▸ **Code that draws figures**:
_ _ _ _

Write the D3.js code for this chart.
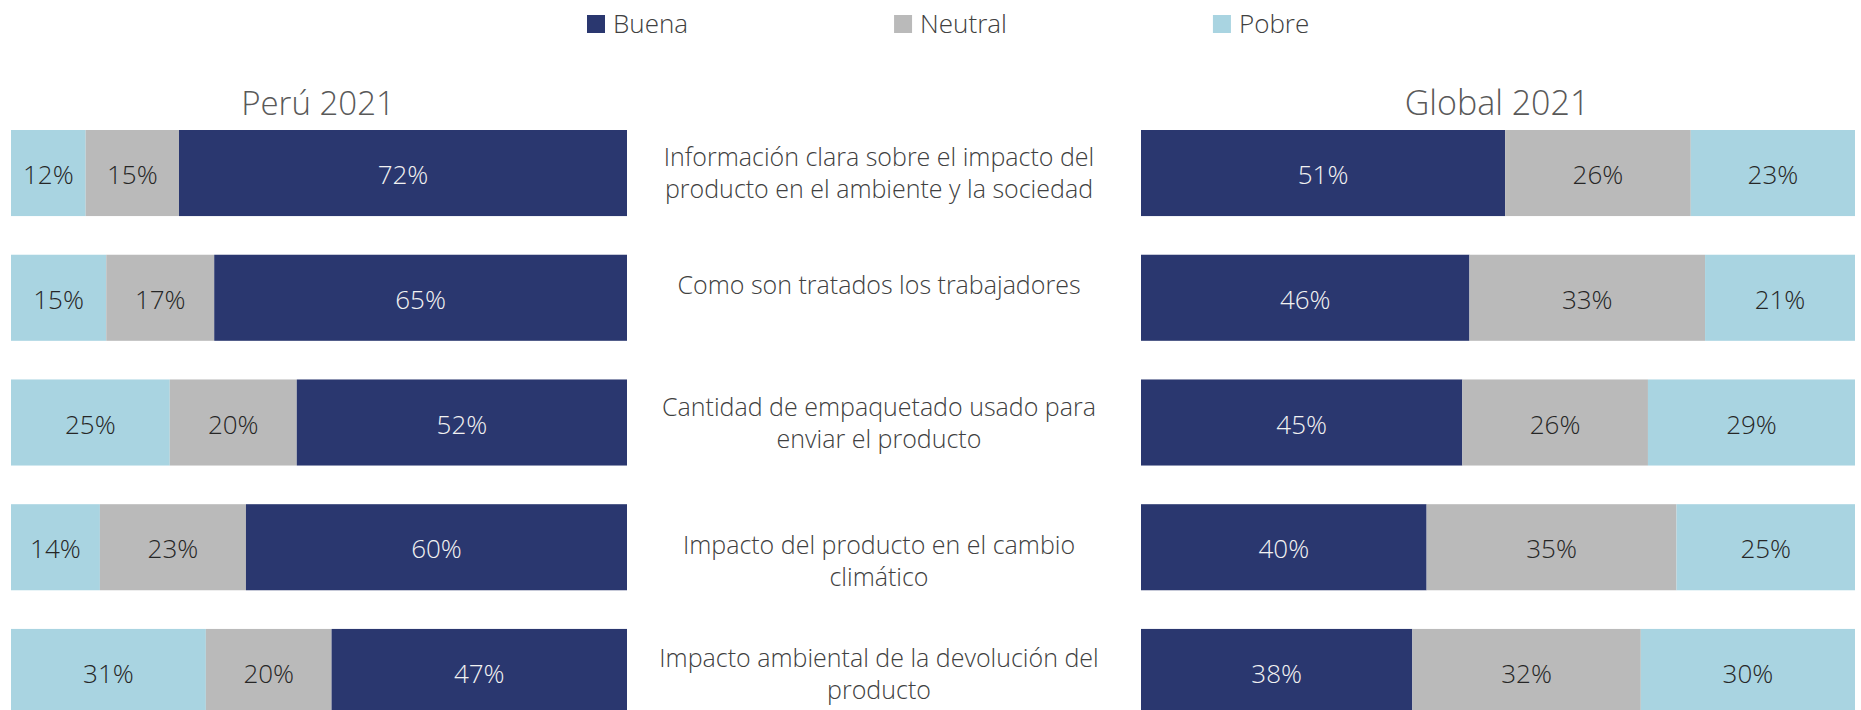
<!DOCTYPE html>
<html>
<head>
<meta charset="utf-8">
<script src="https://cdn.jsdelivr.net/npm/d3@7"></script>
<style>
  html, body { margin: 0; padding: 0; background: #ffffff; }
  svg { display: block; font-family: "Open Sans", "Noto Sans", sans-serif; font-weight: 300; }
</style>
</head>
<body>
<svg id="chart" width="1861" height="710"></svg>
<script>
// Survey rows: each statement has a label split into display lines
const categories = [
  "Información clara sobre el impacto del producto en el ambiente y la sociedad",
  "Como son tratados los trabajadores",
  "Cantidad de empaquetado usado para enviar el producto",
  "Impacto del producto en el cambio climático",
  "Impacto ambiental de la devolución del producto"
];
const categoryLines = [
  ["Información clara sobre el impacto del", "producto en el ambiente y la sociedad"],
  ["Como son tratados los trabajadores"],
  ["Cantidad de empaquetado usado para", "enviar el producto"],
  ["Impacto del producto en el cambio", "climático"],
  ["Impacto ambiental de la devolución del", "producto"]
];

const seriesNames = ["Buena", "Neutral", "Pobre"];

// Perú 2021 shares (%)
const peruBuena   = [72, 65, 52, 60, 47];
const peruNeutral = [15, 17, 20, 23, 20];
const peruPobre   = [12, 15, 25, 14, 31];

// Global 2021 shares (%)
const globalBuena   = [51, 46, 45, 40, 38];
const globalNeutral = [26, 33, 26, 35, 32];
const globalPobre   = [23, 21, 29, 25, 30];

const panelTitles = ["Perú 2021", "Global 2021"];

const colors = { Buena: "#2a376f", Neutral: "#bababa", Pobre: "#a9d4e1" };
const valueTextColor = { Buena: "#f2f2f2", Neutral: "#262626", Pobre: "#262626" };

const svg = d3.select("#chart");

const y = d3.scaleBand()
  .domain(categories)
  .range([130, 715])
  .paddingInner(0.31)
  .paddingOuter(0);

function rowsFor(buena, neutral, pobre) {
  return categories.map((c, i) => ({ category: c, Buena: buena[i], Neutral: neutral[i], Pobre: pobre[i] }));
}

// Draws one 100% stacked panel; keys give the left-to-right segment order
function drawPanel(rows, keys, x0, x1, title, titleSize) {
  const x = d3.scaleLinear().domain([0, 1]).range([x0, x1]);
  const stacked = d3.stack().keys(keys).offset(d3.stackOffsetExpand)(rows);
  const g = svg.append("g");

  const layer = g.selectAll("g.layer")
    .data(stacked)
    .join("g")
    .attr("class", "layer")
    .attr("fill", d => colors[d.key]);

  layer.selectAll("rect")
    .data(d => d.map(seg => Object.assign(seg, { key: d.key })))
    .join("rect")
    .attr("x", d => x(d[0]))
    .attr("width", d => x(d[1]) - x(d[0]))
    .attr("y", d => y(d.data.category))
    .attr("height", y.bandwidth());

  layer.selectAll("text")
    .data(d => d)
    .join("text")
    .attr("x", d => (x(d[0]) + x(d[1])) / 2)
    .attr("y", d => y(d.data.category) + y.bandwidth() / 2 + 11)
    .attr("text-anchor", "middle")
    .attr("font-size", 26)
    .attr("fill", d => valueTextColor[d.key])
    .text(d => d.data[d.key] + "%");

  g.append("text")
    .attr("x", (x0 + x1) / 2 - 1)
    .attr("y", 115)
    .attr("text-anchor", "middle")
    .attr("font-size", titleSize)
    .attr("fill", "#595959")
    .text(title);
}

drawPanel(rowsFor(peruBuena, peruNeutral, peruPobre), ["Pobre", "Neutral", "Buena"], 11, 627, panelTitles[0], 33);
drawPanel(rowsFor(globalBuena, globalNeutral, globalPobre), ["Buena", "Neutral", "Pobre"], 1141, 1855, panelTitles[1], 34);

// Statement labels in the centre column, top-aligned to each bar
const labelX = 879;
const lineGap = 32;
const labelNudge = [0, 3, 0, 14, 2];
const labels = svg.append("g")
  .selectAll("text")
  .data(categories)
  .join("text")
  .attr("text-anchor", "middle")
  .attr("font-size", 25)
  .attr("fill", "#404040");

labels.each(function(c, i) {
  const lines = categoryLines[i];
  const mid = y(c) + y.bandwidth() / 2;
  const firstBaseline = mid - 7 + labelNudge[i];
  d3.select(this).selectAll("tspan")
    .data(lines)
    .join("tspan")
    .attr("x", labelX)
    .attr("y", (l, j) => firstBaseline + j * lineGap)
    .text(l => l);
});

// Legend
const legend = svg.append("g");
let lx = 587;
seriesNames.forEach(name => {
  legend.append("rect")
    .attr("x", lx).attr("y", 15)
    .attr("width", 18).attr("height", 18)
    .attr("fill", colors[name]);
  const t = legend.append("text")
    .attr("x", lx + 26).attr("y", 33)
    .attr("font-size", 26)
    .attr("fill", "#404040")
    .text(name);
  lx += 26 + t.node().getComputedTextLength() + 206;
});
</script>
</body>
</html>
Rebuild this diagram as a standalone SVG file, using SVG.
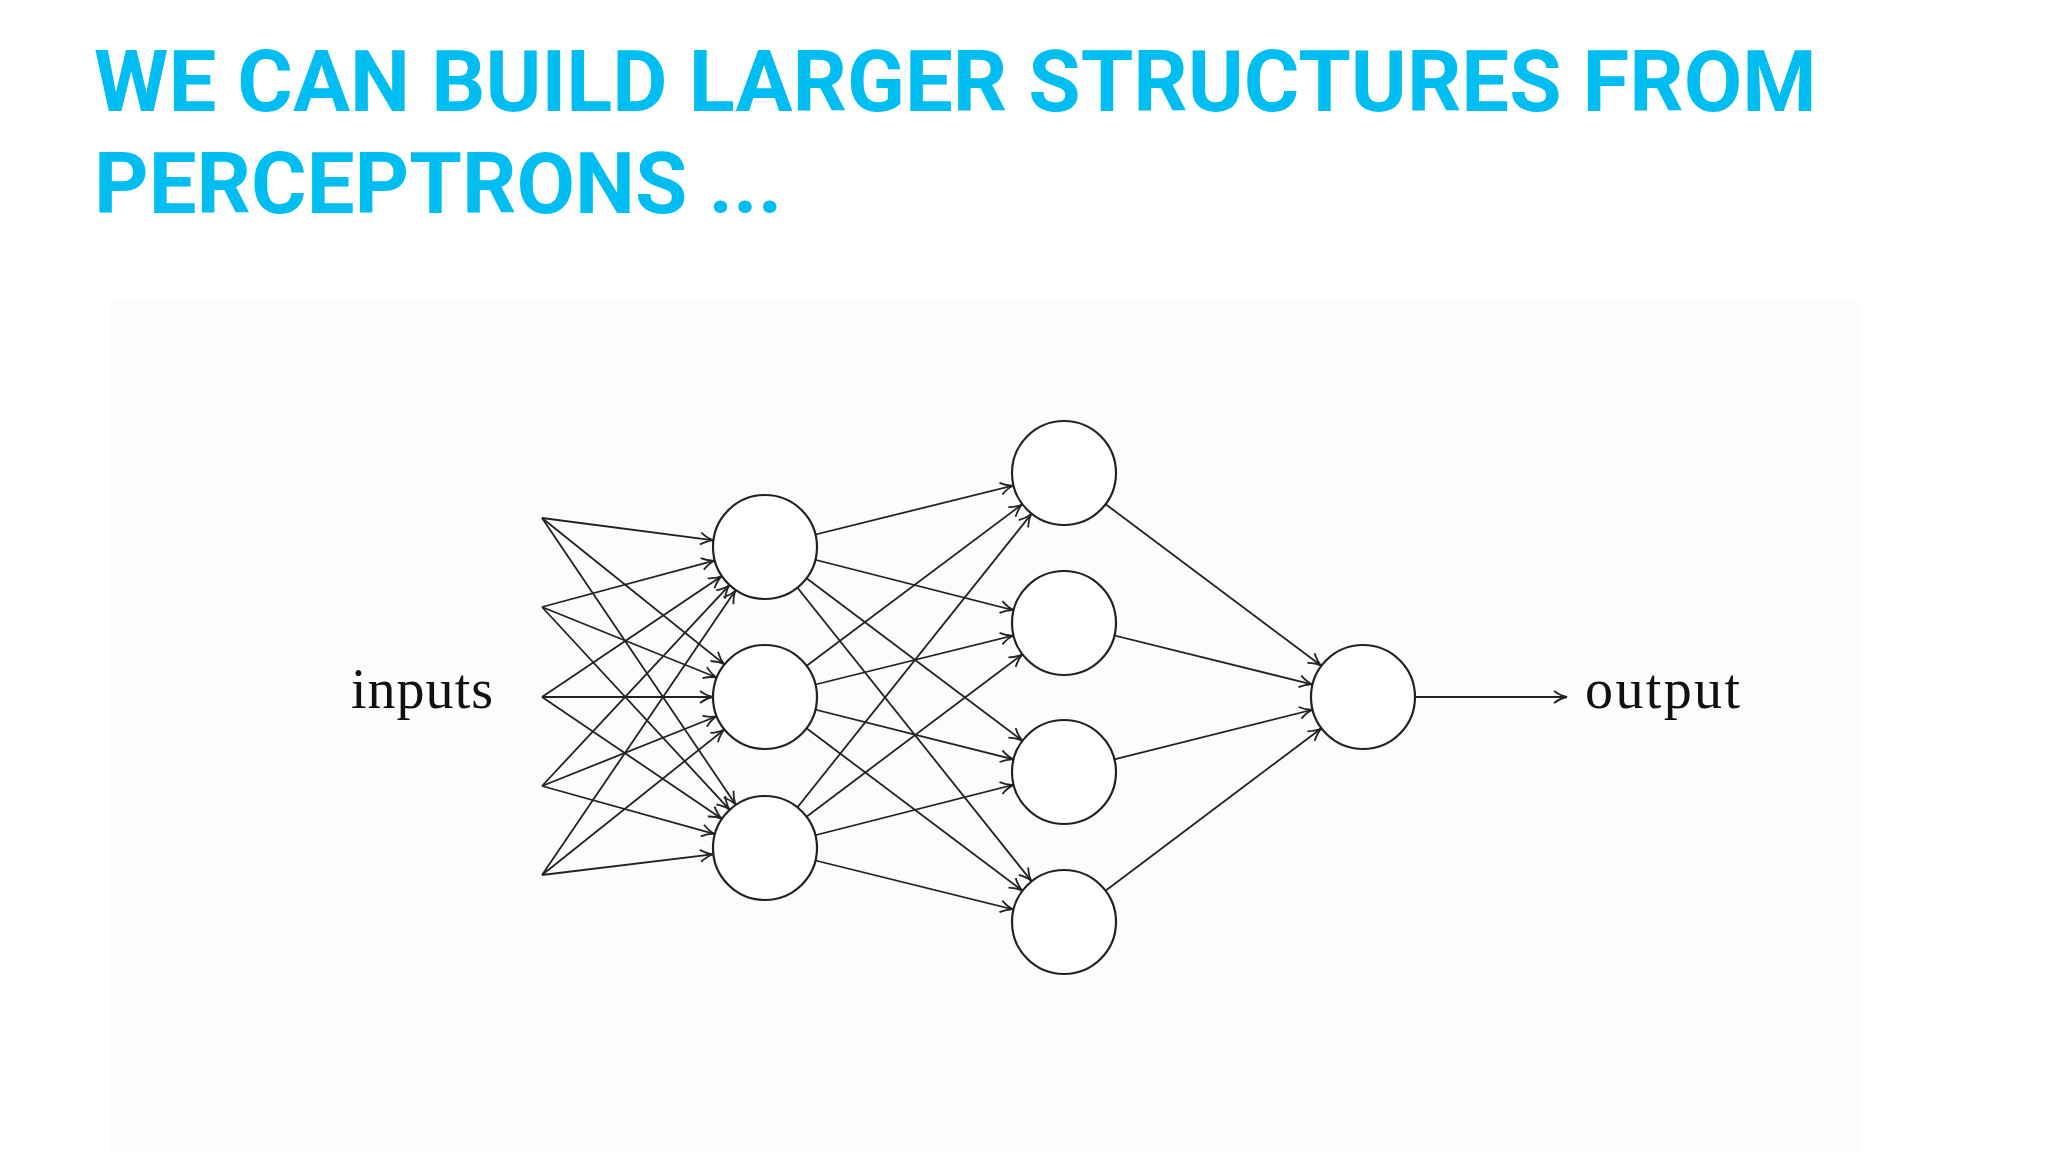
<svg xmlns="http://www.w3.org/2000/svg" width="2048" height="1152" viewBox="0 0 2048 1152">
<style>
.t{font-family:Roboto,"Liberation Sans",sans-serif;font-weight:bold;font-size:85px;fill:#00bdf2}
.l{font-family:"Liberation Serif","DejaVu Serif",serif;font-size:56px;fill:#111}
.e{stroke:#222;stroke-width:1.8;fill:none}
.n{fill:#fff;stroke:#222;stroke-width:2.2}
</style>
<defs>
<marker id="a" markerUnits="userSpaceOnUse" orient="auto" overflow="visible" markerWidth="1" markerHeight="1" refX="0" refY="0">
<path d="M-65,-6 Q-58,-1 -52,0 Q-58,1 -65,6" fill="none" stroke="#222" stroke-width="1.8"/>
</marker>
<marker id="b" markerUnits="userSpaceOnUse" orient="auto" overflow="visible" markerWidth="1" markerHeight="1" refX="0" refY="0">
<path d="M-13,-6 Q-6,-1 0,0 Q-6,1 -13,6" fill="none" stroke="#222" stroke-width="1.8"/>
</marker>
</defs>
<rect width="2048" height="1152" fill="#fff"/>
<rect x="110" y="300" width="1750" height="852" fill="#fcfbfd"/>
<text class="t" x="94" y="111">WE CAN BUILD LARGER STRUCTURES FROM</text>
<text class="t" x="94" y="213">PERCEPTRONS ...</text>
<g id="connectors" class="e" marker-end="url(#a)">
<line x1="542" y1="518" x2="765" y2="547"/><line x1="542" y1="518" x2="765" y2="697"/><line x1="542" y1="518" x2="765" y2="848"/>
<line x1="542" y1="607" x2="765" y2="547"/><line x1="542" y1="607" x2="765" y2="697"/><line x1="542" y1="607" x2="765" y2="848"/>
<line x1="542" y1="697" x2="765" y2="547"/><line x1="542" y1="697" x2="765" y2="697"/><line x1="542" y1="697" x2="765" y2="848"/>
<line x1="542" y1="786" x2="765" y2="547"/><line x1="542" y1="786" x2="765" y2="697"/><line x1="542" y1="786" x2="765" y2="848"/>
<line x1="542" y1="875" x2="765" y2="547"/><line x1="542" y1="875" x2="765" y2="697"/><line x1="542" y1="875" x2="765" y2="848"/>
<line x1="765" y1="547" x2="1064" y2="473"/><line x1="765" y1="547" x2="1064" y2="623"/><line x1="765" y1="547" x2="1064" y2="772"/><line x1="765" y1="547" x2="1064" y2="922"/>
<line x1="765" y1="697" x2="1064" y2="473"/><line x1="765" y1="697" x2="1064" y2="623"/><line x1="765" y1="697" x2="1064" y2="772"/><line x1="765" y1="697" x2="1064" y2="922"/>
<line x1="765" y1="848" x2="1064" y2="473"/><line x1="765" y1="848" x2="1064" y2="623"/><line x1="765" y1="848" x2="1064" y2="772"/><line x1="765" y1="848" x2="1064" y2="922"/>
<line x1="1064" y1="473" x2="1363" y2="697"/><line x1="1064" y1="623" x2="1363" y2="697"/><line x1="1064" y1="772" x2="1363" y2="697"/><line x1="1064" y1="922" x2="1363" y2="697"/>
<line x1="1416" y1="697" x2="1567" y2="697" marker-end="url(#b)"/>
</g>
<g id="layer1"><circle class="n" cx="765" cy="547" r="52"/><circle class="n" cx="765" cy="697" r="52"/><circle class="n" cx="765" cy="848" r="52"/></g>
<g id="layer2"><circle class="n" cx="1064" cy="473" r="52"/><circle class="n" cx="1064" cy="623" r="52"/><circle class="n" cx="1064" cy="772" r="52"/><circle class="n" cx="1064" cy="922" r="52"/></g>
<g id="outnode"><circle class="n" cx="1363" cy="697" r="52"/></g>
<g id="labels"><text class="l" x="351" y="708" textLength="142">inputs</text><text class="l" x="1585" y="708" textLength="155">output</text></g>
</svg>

_ _ _ _

Filter for "this". Return all lines that hold it.

Write the D3.js code for this chart.
  d3.select(this).selectAll("tspan")
Rebuild this diagram as a standalone SVG file, using SVG.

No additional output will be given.